Faltos de imaginación, o quizá porque, simplemente, estábamos cansados, no entendimos a qué se refería. Tuvo que ser más explícito: nos ofrecía droga “buena, rica y barata”. Entonces, como única respuesta –l os compañeros se limitaron a ignorarle y siguieron caminando -, le dije que aquello que nos quería vender no daba la verdadera felicidad, sino una diversión pasajera. Su contestación fue rápida: “Oh, no, señor, se equivoca… mi papá y mis hermanos me aseguran que sí”.
No me enzarcé en una discusión inútil con aquel niño acerca de los beneficios reales de las drogas, pero la convicción con la que profirió su defensa me inquietó y me hizo recordar la facilidad con la que los seres humanos nos dejamos llevar por las pasiones y los vicios más bajos. Arrebatos repentinos y tentaciones intensas nos confunden y amenazan con empañar nuestro criterio moral.
Tropezar setenta veces siete
Hay muchas maneras de ser feliz; probablemente, tantas como personas. Pero el ser humano es el único en tropezar dos veces con la misma piedra –y tres y cuatro y cien veces-, y por eso no terminamos de aprender una lección de vida fundamental: que las cosas de este mundo no nos dan la alegría verdadera. Buscamos la respuesta en la fama, en el dinero, en los placeres efímeros, en el poder… y aunque siempre experimentamos la decepción y la sed incansable que todos ellos nos deparan, volvemos a perseguirlos, antes o después, en un intento renovado por hallar la paz y serenidad que nuestra alma necesita y anhela.

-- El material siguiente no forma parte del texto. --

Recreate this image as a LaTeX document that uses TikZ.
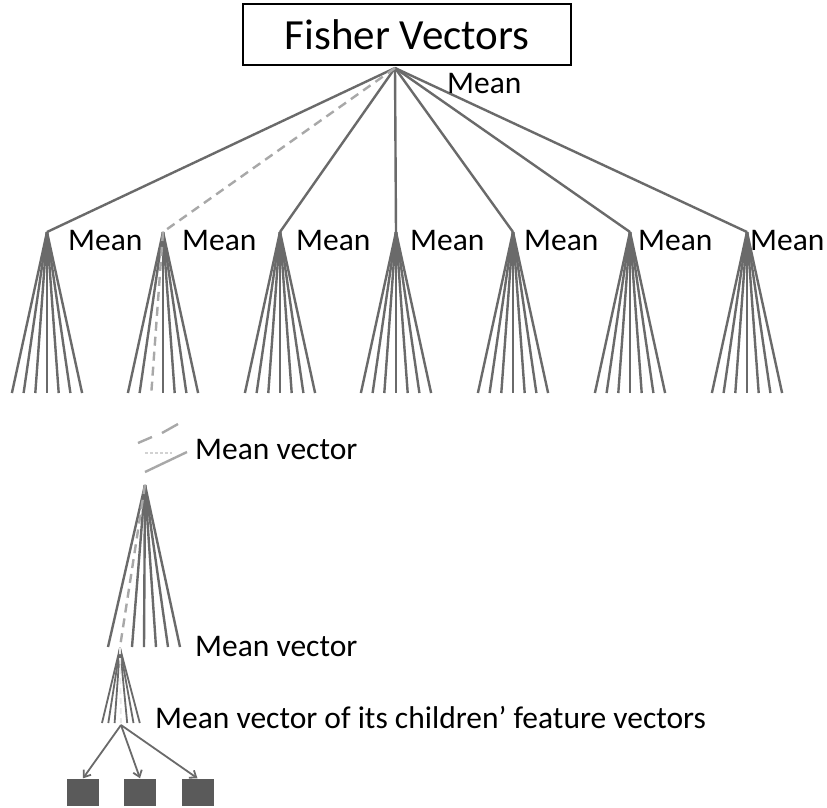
\documentclass[tikz,border=0pt]{standalone}
\usepackage{fontspec}
\setmainfont{Carlito}
\usetikzlibrary{arrows.meta}
\definecolor{ln}{HTML}{6A6A6A}
\definecolor{lnl}{HTML}{A8A8A8}
\definecolor{sqc}{HTML}{5A5A5A}
\begin{document}
\begin{tikzpicture}[x=1pt,y=-1pt,
  edge/.style={draw=ln, line width=2.4pt},
  dedge/.style={draw=lnl, line width=2.4pt, dash pattern=on 9pt off 6pt},
  wedge/.style={draw=white!85!ln, line width=1.8pt, dash pattern=on 6pt off 4pt},
  lbl/.style={anchor=west, inner sep=0pt, font=\fontsize{31.5}{33}\selectfont},
  leaf/.style={fill=sqc, draw=none, minimum width=32pt, minimum height=27pt, inner sep=0pt},
  arr/.style={draw=ln, line width=1.8pt, -{Straight Barb[length=6pt,width=9pt]}}]
\useasboundingbox (0,0) rectangle (827,807);
\fill[white] (0,0) rectangle (827,807);
% root box
\node[draw, line width=1.8pt, minimum width=328pt, minimum height=61pt, inner sep=0pt,
  font=\fontsize{43}{45}\selectfont] (fv) at (407,34.5) {Fisher Vectors};
\coordinate (root) at (395,68);
% first level fans
\foreach \i/\x in {1/47,2/163,3/280,4/396,5/513,6/630,7/747} {
  \coordinate (a\i) at (\x,232);
  \foreach \j in {1,...,7} \coordinate (a\i b\j) at ({\x+(\j-4)*11.7},393);
}
\foreach \i in {1,3,4,5,6,7} \draw[edge] (root) -- (a\i);
\draw[dedge] (root) -- (a2);
\foreach \i in {1,3,4,5,6,7} \foreach \j in {1,...,7} \draw[edge] (a\i) -- (a\i b\j);
\foreach \j in {1,2,4,5,6,7} \draw[edge] (a2) -- (a2b\j);
\draw[dedge] (a2) -- (a2b3);
% labels
\node[lbl] (mtop) at (447,84) {Mean};
\foreach \i/\x in {1/68,2/182,3/296,4/410,5/524,6/638,7/750}
  \node[lbl] (m\i) at (\x,241) {Mean};
% broken continuation
\coordinate (f1) at (138,443); \coordinate (f2) at (152,437);
\coordinate (f3) at (162,433); \coordinate (f4) at (178,424);
\coordinate (f5) at (145,453); \coordinate (f6) at (172,453);
\coordinate (f7) at (145,472); \coordinate (f8) at (187,452);
\draw[draw=lnl, line width=2.4pt] (f1) -- (f2);
\draw[draw=lnl, line width=2.4pt] (f3) -- (f4);
\draw[draw=white!70!ln, line width=1.4pt, dash pattern=on 3pt off 2pt] (f5) -- (f6);
\draw[draw=lnl, line width=2.4pt] (f7) -- (f8);
\node[lbl] (mv1) at (195,449) {Mean vector};
% second fan
\coordinate (c) at (145,485);
\foreach \j in {1,...,7} \coordinate (cb\j) at ({108+(\j-1)*12},647);
\foreach \j in {1,3,4,5,6,7} \draw[edge] (c) -- (cb\j);
\draw[dedge] (c) -- (cb2);
\node[lbl] (mv2) at (195,646) {Mean vector};
% third fan
\coordinate (d) at (120,648);
\foreach \j in {1,...,7} \coordinate (db\j) at ({102+(\j-1)*6.3},723);
\foreach \j in {1,2,3,5,6,7} \draw[edge, line width=1.8pt] (d) -- (db\j);
\draw[wedge] (d) -- (db4);
\node[lbl] (mv3) at (155,717) {Mean vector of its children’ feature vectors};
% leaves
\coordinate (s) at (121,725);
\node[leaf] (l1) at (83,792) {};
\node[leaf] (l2) at (140,792) {};
\node[leaf] (l3) at (197.5,792) {};
\foreach \k in {1,2,3} \draw[arr] (s) -- (l\k.north);
\end{tikzpicture}
\end{document}
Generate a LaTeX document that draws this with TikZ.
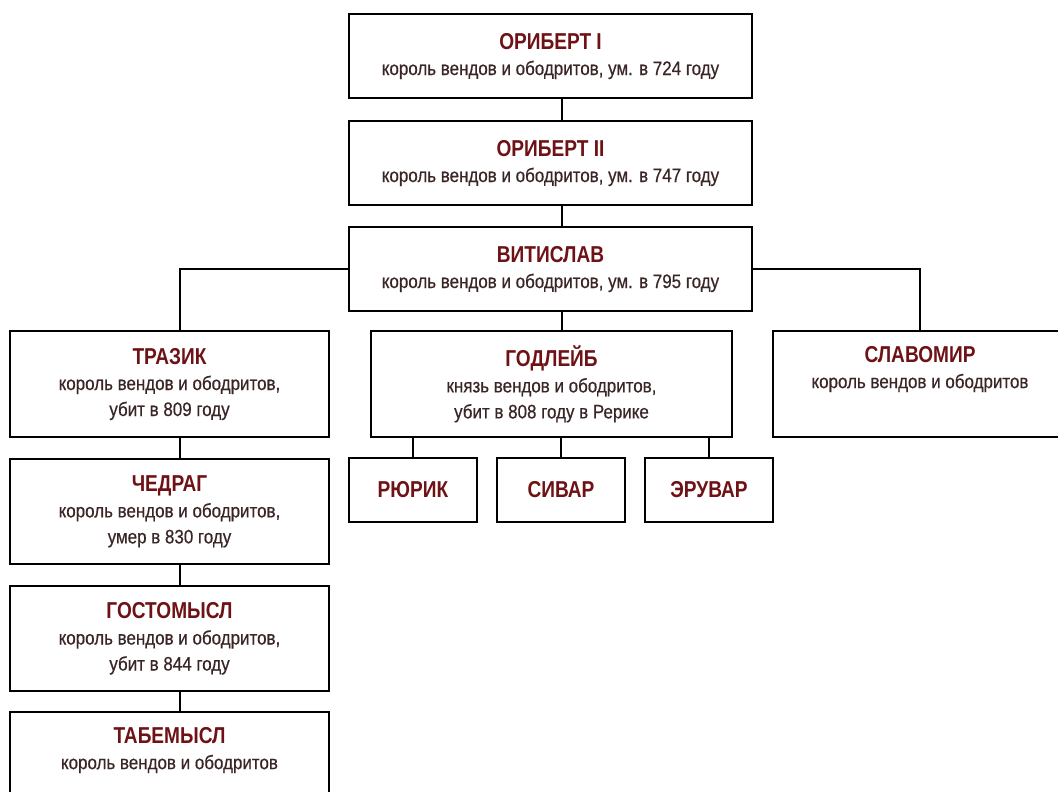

Suelo decir – y soy consciente de que no tiene nada de original - que todos nosotros sobrevivimos al día a día gracias a las pequeñas alegrías que sabemos nos esperan en un futuro mediato: el fin de semana, las próximas vacaciones, un evento social cercano… incluso la serie de televisión que emiten todas las noches y que nos causa gran entusiasmo ver mientras cenamos.
Pues bien, poner las esperanzas en esas ocasiones especiales no tiene nada de malo, creo. A fin de cuentas, resulta muy humano buscar pequeños caprichos o celebraciones, que nos distraigan y nos saquen de la rutina. Lo no recomendable, eso sí, es que nuestra vida entera gire en torno a dichos momentos. Jamás un cumpleaños, un crucero por el Mediterráneo, una fiesta en la mejor discoteca de la ciudad o una cita con alguien que nos gusta serán la fuente definitiva de nuestra felicidad, por más que en los instantes previos a esos eventos parezca que sí.
Los orientales tienen muy asumido en su cultura popular que la felicidad verdadera no es ninguna meta, sino que está en el camino. En el andar tal camino. En vez de empeñarnos en dar con la felicidad mirando al futuro o al pasado, quizá debamos centrarnos en el presente. En el aquí y ahora. En el amar al prójimo como a uno mismo hoy, no mañana ni ayer.
Si debemos velar, como nos pidió Jesucristo, porque no sabemos “el día ni la hora” (Mt 25,13) en que moriremos, no nos queda nada mejor que valorar el presente del que disponemos y tratar de sacarle el máximo provecho posible. Ser consecuentes con la fe ya, sin excusas ni dilaciones.